Les prévisions météorologiques les plus récentes ne proviennent pas de centres terrestres mais d'un objet solitaire errant dans le cosmos.
Ce corps céleste nommé SIMP-0136, situé à environ 20 années-lumière dans la constellation des Poissons, représente une catégorie intermédiaire entre planète et étoile. Les astronomes le classent comme naine brune, un objet qui s'est formé par l'effondrement de nuages de gaz mais dont la masse reste insuffisante pour déclencher la fusion nucléaire de l'hydrogène en son cœur. Âgé d'environ 200 millions d'années, cet objet vagabond tourne sur lui-même en seulement deux heures et demie tout en dérivant librement dans l'espace interstellaire.
Les aurores sur le monde vagabond SIMP-0136 réchauffent son atmosphère supérieure selon les observations du télescope spatial James Webb.

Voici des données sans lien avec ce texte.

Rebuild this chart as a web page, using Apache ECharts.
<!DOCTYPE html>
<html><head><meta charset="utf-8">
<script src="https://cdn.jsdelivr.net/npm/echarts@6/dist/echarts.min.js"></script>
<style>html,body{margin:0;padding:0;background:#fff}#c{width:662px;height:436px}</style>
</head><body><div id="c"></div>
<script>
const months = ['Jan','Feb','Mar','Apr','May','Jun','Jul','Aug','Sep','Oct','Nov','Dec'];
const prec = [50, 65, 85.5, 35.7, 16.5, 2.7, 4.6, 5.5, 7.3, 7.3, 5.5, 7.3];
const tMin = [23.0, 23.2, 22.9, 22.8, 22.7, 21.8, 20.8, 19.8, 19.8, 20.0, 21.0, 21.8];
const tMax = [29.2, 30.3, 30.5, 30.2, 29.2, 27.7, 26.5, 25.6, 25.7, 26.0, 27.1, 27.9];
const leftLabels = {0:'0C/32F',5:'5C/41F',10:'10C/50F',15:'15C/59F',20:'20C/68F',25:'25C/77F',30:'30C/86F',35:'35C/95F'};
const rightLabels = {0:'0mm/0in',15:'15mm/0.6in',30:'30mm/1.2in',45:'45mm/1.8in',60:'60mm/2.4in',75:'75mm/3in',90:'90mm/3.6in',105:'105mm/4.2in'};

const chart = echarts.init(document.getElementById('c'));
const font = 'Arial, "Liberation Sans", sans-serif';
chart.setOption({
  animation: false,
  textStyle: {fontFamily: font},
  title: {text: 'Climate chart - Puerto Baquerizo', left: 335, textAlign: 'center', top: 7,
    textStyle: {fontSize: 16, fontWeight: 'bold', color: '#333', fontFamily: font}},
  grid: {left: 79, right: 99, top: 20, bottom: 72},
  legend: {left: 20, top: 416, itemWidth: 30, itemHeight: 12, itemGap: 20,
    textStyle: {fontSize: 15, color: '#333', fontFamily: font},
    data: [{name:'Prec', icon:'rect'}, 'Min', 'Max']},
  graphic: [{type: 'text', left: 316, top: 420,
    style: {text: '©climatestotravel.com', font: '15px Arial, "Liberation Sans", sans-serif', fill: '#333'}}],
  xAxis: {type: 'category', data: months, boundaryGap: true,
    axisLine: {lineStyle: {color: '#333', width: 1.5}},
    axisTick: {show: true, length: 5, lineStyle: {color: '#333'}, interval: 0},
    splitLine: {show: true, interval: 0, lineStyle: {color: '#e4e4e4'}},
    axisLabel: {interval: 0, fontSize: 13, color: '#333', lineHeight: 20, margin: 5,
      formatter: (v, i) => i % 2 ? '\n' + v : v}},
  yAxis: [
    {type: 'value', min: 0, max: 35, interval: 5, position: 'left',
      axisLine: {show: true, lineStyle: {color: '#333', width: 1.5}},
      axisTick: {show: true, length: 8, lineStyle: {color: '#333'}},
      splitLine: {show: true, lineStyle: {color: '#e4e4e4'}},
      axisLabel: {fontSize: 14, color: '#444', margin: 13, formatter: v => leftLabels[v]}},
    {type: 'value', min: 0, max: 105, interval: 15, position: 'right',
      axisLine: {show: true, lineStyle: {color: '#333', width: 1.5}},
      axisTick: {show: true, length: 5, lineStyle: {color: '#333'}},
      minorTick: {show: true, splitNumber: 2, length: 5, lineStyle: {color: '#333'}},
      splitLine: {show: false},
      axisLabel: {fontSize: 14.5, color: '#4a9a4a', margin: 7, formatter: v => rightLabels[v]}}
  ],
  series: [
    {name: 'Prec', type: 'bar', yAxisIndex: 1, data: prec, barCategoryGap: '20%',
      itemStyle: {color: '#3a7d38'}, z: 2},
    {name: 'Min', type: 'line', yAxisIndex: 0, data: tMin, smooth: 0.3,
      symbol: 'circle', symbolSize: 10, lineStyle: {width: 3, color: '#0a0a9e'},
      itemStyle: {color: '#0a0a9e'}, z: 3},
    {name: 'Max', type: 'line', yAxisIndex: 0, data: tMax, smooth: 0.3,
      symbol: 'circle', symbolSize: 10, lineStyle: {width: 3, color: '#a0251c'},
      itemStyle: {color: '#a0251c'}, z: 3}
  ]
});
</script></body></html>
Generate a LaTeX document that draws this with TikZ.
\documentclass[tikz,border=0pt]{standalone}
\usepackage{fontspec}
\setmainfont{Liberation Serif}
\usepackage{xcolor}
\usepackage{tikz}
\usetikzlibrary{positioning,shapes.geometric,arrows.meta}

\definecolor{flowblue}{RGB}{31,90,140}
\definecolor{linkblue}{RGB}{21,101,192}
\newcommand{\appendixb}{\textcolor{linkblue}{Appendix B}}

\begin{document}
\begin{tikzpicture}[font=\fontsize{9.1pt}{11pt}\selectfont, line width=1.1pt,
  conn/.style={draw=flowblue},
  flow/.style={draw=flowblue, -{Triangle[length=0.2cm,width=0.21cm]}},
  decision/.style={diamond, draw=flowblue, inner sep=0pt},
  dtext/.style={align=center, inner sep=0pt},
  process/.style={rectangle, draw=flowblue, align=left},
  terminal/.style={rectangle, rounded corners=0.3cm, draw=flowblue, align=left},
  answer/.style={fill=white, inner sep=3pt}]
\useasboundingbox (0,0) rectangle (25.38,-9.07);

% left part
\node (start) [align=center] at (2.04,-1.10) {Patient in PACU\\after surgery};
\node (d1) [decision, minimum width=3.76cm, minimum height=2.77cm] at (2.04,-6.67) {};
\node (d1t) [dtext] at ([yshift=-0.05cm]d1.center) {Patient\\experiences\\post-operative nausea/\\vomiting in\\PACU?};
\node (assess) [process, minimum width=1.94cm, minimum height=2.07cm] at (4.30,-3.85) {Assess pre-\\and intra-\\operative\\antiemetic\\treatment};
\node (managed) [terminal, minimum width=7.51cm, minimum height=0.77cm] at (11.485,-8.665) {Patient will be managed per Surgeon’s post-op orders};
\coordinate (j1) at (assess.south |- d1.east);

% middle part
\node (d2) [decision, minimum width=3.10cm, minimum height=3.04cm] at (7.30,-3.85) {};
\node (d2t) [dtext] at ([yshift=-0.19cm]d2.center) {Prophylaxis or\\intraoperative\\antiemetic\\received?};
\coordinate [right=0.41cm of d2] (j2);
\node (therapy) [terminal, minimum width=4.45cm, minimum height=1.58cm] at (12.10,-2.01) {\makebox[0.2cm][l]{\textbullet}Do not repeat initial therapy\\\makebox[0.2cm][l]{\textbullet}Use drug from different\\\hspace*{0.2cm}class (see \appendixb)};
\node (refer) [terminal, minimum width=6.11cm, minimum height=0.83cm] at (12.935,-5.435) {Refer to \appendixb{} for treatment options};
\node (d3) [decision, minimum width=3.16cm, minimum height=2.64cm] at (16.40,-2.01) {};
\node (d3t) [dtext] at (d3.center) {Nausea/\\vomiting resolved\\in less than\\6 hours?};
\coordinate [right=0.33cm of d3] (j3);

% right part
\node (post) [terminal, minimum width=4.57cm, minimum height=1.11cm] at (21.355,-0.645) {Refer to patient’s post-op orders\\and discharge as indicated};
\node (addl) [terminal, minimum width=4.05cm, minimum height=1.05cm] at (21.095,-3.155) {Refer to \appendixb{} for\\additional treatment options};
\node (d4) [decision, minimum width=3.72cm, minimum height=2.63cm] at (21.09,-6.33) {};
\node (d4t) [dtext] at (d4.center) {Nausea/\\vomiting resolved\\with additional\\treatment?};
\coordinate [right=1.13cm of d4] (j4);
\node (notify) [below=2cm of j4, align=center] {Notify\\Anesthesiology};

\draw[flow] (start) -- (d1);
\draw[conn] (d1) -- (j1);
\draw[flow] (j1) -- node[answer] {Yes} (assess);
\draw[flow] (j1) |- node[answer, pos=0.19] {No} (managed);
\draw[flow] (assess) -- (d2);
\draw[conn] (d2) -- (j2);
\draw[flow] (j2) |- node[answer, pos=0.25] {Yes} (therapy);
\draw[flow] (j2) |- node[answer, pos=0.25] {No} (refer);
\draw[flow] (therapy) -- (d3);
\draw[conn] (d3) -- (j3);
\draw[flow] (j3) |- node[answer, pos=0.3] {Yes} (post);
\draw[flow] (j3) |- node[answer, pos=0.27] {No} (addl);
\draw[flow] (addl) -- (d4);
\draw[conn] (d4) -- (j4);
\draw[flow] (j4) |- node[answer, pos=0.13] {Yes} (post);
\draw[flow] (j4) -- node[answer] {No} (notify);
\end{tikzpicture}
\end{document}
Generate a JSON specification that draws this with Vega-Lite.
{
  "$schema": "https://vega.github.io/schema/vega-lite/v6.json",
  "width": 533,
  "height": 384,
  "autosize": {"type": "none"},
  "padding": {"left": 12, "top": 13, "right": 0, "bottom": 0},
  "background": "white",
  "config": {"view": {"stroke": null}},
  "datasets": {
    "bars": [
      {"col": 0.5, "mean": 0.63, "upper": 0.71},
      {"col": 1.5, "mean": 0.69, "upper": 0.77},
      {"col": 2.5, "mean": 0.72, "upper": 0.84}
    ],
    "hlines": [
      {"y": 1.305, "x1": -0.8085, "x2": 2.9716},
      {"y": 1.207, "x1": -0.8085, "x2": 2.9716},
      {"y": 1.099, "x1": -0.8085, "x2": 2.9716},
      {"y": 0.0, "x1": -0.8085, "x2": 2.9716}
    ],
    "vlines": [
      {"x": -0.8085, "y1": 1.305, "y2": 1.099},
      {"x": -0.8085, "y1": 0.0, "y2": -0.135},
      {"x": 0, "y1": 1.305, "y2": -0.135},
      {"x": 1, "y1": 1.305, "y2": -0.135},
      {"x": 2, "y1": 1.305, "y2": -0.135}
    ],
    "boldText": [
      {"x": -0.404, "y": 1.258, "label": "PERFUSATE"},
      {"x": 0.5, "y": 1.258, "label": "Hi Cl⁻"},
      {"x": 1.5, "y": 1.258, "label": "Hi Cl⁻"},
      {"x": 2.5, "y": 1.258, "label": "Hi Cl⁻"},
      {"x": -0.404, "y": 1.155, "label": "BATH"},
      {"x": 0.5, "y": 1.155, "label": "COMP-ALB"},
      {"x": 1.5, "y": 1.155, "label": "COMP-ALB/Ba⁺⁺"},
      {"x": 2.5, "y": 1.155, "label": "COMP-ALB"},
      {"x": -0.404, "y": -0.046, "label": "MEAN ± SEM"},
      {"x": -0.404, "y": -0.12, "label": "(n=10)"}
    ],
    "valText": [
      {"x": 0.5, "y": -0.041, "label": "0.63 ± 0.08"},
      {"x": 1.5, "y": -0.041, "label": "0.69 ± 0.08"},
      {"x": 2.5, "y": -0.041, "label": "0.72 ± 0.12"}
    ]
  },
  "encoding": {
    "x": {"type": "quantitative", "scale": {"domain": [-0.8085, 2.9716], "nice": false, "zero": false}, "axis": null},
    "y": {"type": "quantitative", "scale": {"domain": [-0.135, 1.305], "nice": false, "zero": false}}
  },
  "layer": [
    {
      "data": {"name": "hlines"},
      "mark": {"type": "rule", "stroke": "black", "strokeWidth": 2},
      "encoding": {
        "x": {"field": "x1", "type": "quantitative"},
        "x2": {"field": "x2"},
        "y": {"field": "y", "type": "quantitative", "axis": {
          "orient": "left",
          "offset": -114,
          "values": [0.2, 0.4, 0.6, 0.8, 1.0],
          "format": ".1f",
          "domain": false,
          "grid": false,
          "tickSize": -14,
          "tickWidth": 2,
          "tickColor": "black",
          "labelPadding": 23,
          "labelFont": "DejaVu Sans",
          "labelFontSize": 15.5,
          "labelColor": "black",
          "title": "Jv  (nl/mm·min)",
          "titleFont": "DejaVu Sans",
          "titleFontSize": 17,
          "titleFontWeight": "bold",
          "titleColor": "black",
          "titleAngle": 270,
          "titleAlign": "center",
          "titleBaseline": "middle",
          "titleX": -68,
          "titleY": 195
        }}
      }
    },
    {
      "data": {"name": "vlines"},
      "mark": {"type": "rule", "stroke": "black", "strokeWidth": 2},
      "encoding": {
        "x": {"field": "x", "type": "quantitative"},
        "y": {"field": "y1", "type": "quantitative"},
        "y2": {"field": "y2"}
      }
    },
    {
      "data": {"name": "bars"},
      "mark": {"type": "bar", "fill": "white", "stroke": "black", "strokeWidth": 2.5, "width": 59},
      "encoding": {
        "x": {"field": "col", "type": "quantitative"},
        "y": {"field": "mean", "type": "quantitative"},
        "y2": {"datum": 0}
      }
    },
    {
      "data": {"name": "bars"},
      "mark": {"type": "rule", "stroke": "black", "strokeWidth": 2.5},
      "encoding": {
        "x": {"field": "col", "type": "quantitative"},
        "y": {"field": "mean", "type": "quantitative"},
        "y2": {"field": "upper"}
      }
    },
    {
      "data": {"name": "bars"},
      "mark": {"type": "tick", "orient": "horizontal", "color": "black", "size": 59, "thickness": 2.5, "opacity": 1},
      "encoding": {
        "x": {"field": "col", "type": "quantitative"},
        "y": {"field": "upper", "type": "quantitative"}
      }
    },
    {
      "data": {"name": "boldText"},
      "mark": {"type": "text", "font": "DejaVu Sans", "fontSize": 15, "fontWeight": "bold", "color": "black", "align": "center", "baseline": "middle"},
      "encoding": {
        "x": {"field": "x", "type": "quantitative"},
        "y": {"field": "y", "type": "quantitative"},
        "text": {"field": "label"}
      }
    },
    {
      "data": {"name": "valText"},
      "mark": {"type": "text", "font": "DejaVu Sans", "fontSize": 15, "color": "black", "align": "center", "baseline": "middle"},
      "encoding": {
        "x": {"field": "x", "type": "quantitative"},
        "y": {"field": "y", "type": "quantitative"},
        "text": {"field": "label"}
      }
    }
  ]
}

Crédit: Evert Nasedkin/Trinity College Dublin
Grâce aux capacités exceptionnelles du télescope spatial James Webb, les scientifiques ont pu établir le bulletin météorologique le plus détaillé jamais réalisé pour ce type d'objet céleste. L'étude publiée le 26 septembre dans
Astronomy & Astrophysics représente la première observation directe des variations atmosphériques d'une naine brune pendant sa rotation complète. Les instruments hypersensibles du télescope ont capturé des changements infimes de luminosité permettant de cartographier les différentes couches atmosphériques avec une précision inégalée.
Contrairement aux attentes des chercheurs qui pensaient observer des nuages irréguliers, l'étude révèle que les nuages de SIMP-0136, composés de grains de silicates chauds semblables à du sable, présentent une stabilité remarquable. La véritable surprise se situe dans les couches atmosphériques supérieures où les scientifiques ont découvert une zone surchauffée d'environ 300 degrés Celsius au-dessus des prévisions théoriques. Ce réchauffement exceptionnel serait provoqué par une activité aurorale intense.
Le mécanisme des aurores sur SIMP-0136 diffère fondamentalement de celui observé sur Terre. Alors que nos aurores résultent de l'interaction entre les particules chargées du vent solaire et notre champ magnétique, la naine brune possède un champ magnétique considérablement plus puissant. Cette intensité amplifie le phénomène au point où les particules énergétiques, en percutant l'atmosphère, non seulement produisent une luminescence intense mais transfèrent également suffisamment d'énergie pour réchauffer significativement les couches atmosphériques supérieures.
Les observations du télescope James Webb ont également détecté des variations thermiques subtiles, inférieures à 5 degrés Celsius, dans les couches atmosphériques plus profondes. Ces légères fluctuations pourraient correspondre à d'immenses systèmes orageux analogues à la Grande Tache Rouge de Jupiter se déplaçant à la surface pendant la rotation de l'objet. Les naines brunes comme SIMP-0136 offrent des conditions d'observation privilégiées car elles ne sont pas éblouies par la proximité d'une étoile parente, permettant ainsi d'étudier des phénomènes atmosphériques qui pourraient également exister sur des exoplanètes géantes.
Les naines brunes: ces étoiles "ratées"
Les naines brunes occupent une position unique dans le catalogue des objets célestes, se situant à la frontière entre les planètes géantes et les étoiles. Leur formation commence comme celle des étoiles, par l'effondrement gravitationnel d'un nuage de gaz et de poussières interstellaires. Cependant, leur masse reste insuffisante, généralement entre 13 et 80 fois celle de Jupiter, pour atteindre le seuil critique permettant la fusion stable de l'hydrogène en hélium.
Contrairement aux étoiles qui brillent grâce aux réactions nucléaires en leur cœur, les naines brunes émettent principalement de la chaleur résiduelle provenant de leur contraction gravitationnelle. Au cours de leur existence, elles se refroidissent progressivement, passant de températures pouvant atteindre 2 000 degrés Celsius pour les plus jeunes à quelques centaines de degrés pour les plus âgées. Cette évolution thermique influence directement leur classification spectrale.
Leur atmosphère présente des caractéristiques particulières avec la formation de nuages composés de minéraux vaporisés. Dans les naines brunes les plus chaudes, on observe des nuages de fer et de silicates, tandis que dans les plus froides apparaissent des nuages d'eau et d'ammoniac. Ces structures nuageuses créent des motifs à la surface, similaires aux systèmes météorologiques des planètes géantes.
Les naines brunes constituent des laboratoires naturels pour étudier les phénomènes atmosphériques dans des conditions extrêmes. Leur étude aide les scientifiques à développer des modèles pour comprendre les atmosphères des exoplanètes géantes, particulièrement celles qui orbitent loin de leur étoile hôte et présentent des conditions thermiques comparables.